What a fantastic post, Lucy! I love the twisted tree forms, nature's own sculpures! So wonderful to live close to this wealth.

Dave said...

Great images! I can see that you you and frizzy Rachel really have a lot in common - they remind me of her tree pictures.

Fire Bird said...

Great tree images, and exquisite wood anemone. Another lovely post, L.

Lucy said...

Thank you all!
Stitch and ML - interesting you envy the landscape where I live; we often think of it as rather dulla and depleted and would very much envy you your beautiful big wide northern moors to walk on, or what we here of Vancouver. but I think perhaps because there isn't much drama here, I'm forced to look at the detail in the apparently commonplace...
Chris - that's really nice! I like that kind of photography, and it sounds as though you enjoyed it.
H - Hmmm, very Treeish!
Z - I didn't know about Kami ( I often have to look things up after you've been!) Thank you.
Avus - everyone sees the majesty of the Sistine, those poor melting damned folk are ofen overlooked.
Catalyst - whenever your photo comes up, it makes me laugh every time! Thanks.
RLC - yes, I often wondered whether that was a good idea, and what has happened about it, it would have been about 25 years ago. I like the idea of Texas bison ranches though!
GJ - glad you like it, but I love our walks round Prescott too.
Dave - that's a compliment indeed; since we were 10 she has been infinitely more gifted than me in everything from intelligence through technical aptitude and drive to physical beauty, and more.
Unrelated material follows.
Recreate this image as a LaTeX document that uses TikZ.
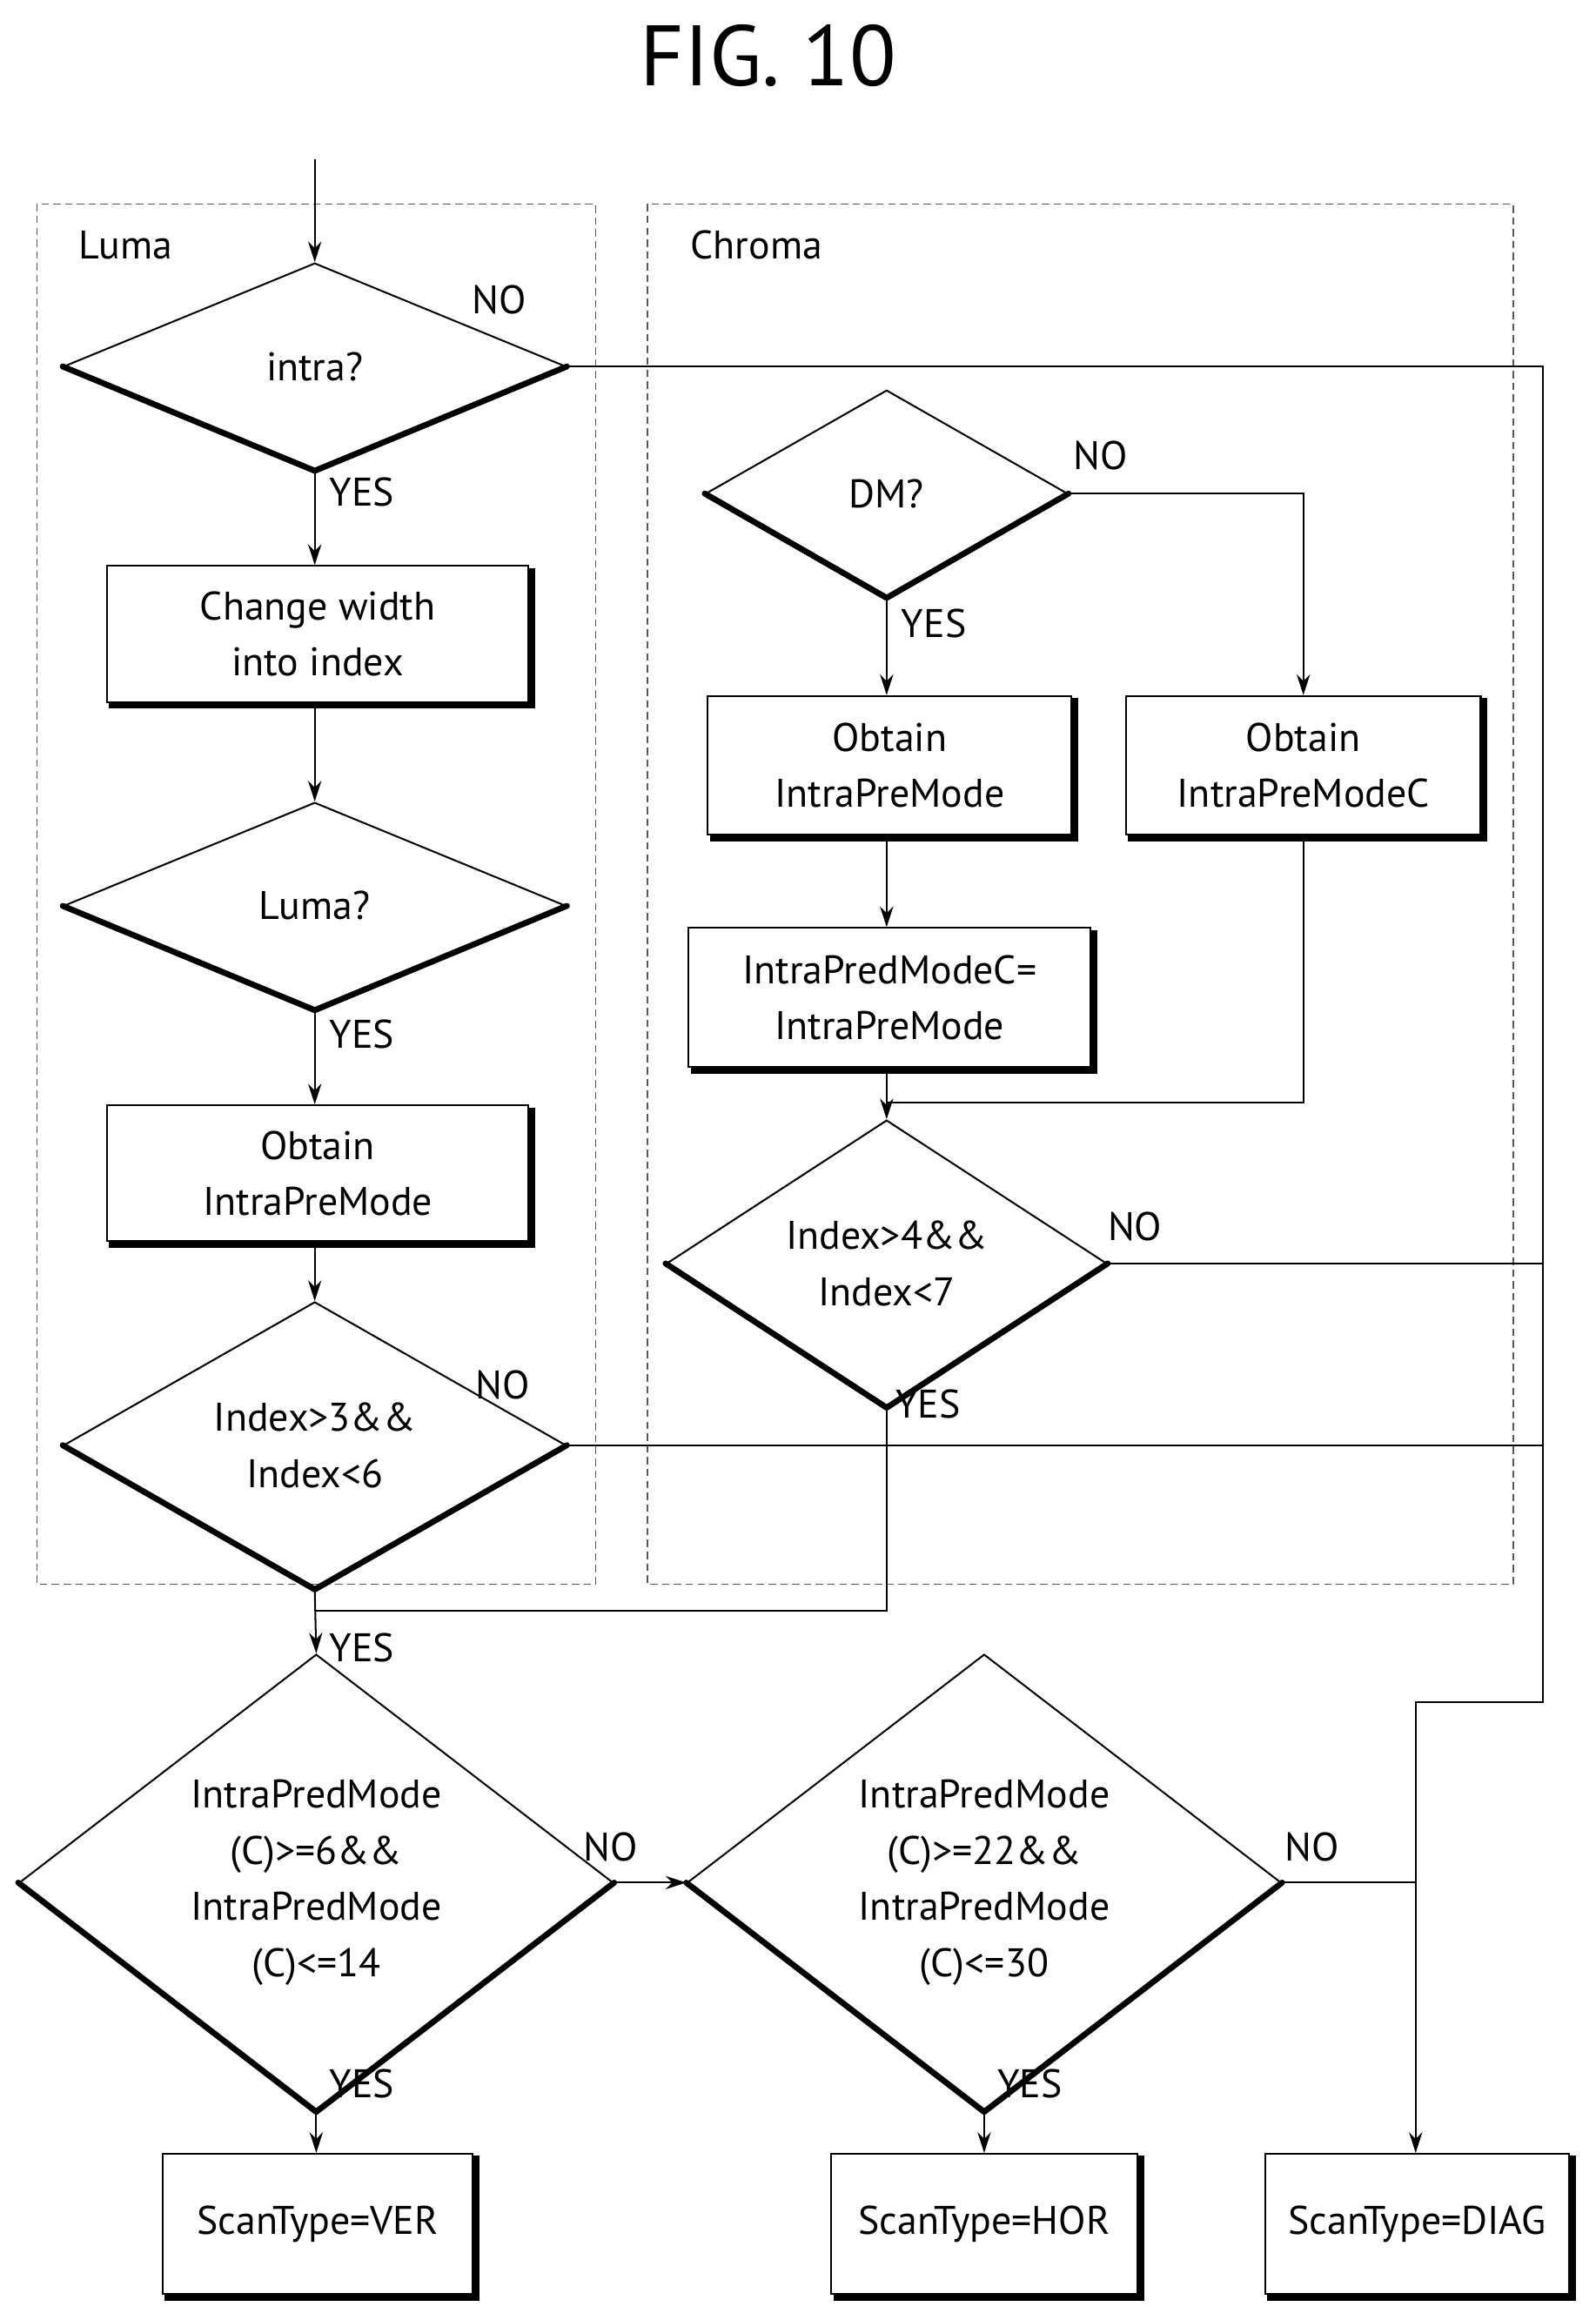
\documentclass[tikz,border=0pt]{standalone}
\usepackage{fontspec}
\setmainfont{PT Sans}
\usetikzlibrary{shapes.geometric,arrows.meta}
\begin{document}
\begin{tikzpicture}[x=1pt,y=-1pt,
  txt/.style={font=\fontsize{27}{38}\selectfont,align=center},
  lbl/.style={font=\fontsize{27}{32}\selectfont,inner sep=0pt},
  dia/.style={draw,line width=1.2pt,diamond,inner sep=0pt,txt},
  box/.style={draw,line width=1.2pt,rectangle,inner sep=0pt,txt},
  ln/.style={line width=1.2pt},
  arr/.style={ln,-{Stealth[length=14pt,width=9pt]}},
  dashbox/.style={line width=0.9pt,dash pattern=on 5pt off 3pt,gray!70!black}]
\useasboundingbox (0,0) rectangle (1080,1570);
\newcommand{\thickdia}[1]{\draw[line width=4pt,line cap=round,line join=round] (#1.west)--(#1.south)--(#1.east);}
\newcommand{\shadowbox}[1]{\draw[line width=4pt] ([xshift=2pt,yshift=-2pt]#1.north east)--([xshift=2pt,yshift=-2pt]#1.south east)--([xshift=2pt,yshift=-2pt]#1.south west);}
\node[font=\fontsize{58}{60}\selectfont] (title) at (520,38) {FIG. 10};
\draw[dashbox] (25,138) rectangle (403,1072);
\draw[dashbox] (438,138) rectangle (1024,1072);
\node[lbl] (lluma) at (85,166) {Luma};
\node[lbl] (lchroma) at (512,166) {Chroma};
\coordinate (start) at (213,108);
% luma
\node[dia,minimum width=340pt,minimum height=140pt] (intra) at (213,248) {intra?};
\node[box,minimum width=285pt,minimum height=92pt] (chg) at (215,429) {Change width\\into index};
\node[dia,minimum width=340pt,minimum height=140pt] (luma) at (213,613) {Luma?};
\node[box,minimum width=285pt,minimum height=92pt] (obl) at (215,794) {Obtain\\IntraPreMode};
\node[dia,minimum width=340pt,minimum height=140pt] (idx3) at (213,978) {Index>3\&\&\\Index<6};
% chroma
\node[dia,minimum width=245pt,minimum height=140pt] (dm) at (600,334) {DM?};
\node[box,minimum width=246pt,minimum height=94pt] (obc) at (602,518) {Obtain\\IntraPreMode};
\node[box,minimum width=240pt,minimum height=94pt] (obcc) at (882,518) {Obtain\\IntraPreModeC};
\node[box,minimum width=272pt,minimum height=94pt] (set) at (602,675) {IntraPredModeC=\\IntraPreMode};
\node[dia,minimum width=298pt,minimum height=140pt] (idx4) at (600,855) {Index>4\&\&\\Index<7};
% bottom
\node[dia,minimum width=402pt,minimum height=238pt] (c1) at (214,1274) {IntraPredMode\\(C)>=6\&\&\\IntraPredMode\\(C)<=14};
\node[dia,minimum width=402pt,minimum height=238pt] (c2) at (666,1274) {IntraPredMode\\(C)>=22\&\&\\IntraPredMode\\(C)<=30};
\node[box,minimum width=210pt,minimum height=95pt] (ver) at (215,1505) {ScanType=VER};
\node[box,minimum width=207pt,minimum height=95pt] (hor) at (666,1505) {ScanType=HOR};
\node[box,minimum width=206pt,minimum height=95pt] (diag) at (959,1505) {ScanType=DIAG};
\foreach \n in {intra,luma,idx3,dm,idx4,c1,c2}{\thickdia{\n}}
\foreach \n in {chg,obl,obc,obcc,set,ver,hor,diag}{\shadowbox{\n}}
% connectors
\draw[arr] (start) -- (intra.north);
\draw[arr] (intra.south) -- (chg.north -| intra.south);
\draw[arr] (chg.south -| luma.north) -- (luma.north);
\draw[arr] (luma.south) -- (obl.north -| luma.south);
\draw[arr] (obl.south -| idx3.north) -- (idx3.north);
\draw[arr] (idx3.south) -- (c1.north);
\draw[arr] (dm.east) -| (obcc.north);
\draw[arr] (dm.south) -- (obc.north -| dm.south);
\draw[arr] (obc.south -| dm.south) -- (set.north -| dm.south);
\draw[arr] (set.south -| idx4.north) -- (idx4.north);
\draw[ln] (obcc.south) |- (600,746);
\draw[ln] (idx4.south) -- (600,1090) -- (213,1090);
\coordinate (rj) at (1044,1152);
\draw[arr] (intra.east) -- (1044,248) -- (rj) -- (958,1152) -- (diag.north -| 958,0);
\draw[ln] (idx4.east) -- (1044,855);
\draw[ln] (idx3.east) -- (1044,978);
\draw[arr] (c1.east) -- (c2.west);
\draw[ln] (c2.east) -- (958,1274);
\draw[arr] (c1.south) -- (ver.north -| c1.south);
\draw[arr] (c2.south) -- (hor.north);
% labels
\node[lbl] (n1) at (338,203) {NO};
\node[lbl] (y1) at (245,333) {YES};
\node[lbl] (y2) at (245,700) {YES};
\node[lbl] (n2) at (340,937) {NO};
\node[lbl] (n3) at (745,308) {NO};
\node[lbl] (y3) at (632,422) {YES};
\node[lbl] (n4) at (768,830) {NO};
\node[lbl] (y4) at (628,950) {YES};
\node[lbl] (y5) at (245,1115) {YES};
\node[lbl] (n5) at (413,1250) {NO};
\node[lbl] (n6) at (888,1250) {NO};
\node[lbl] (y6) at (245,1410) {YES};
\node[lbl] (y7) at (697,1410) {YES};
\end{tikzpicture}
\end{document}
However, as I think you once said, or something similar, she pays a high price. The gods are jealous.
TG - thank you, the windflowers are exquisite things; the blood-red ones in Greece always surprised me.

Anonymous said...

Love those currents in the ancient wood, and the perforations--and the springing, fountaining chestnut.

Lucy said...

hello Marly,
yes, currents, that's what they are, I knew there was something I couldn't quite reach!

Silvia Hoefnagels . Salix Tree said...

How beautiful! All the shapes of dragons and monsters, the photos are amazing. I'm reminded of Snow White fleeing through the forest, these were most likely the kind of images she was seeing.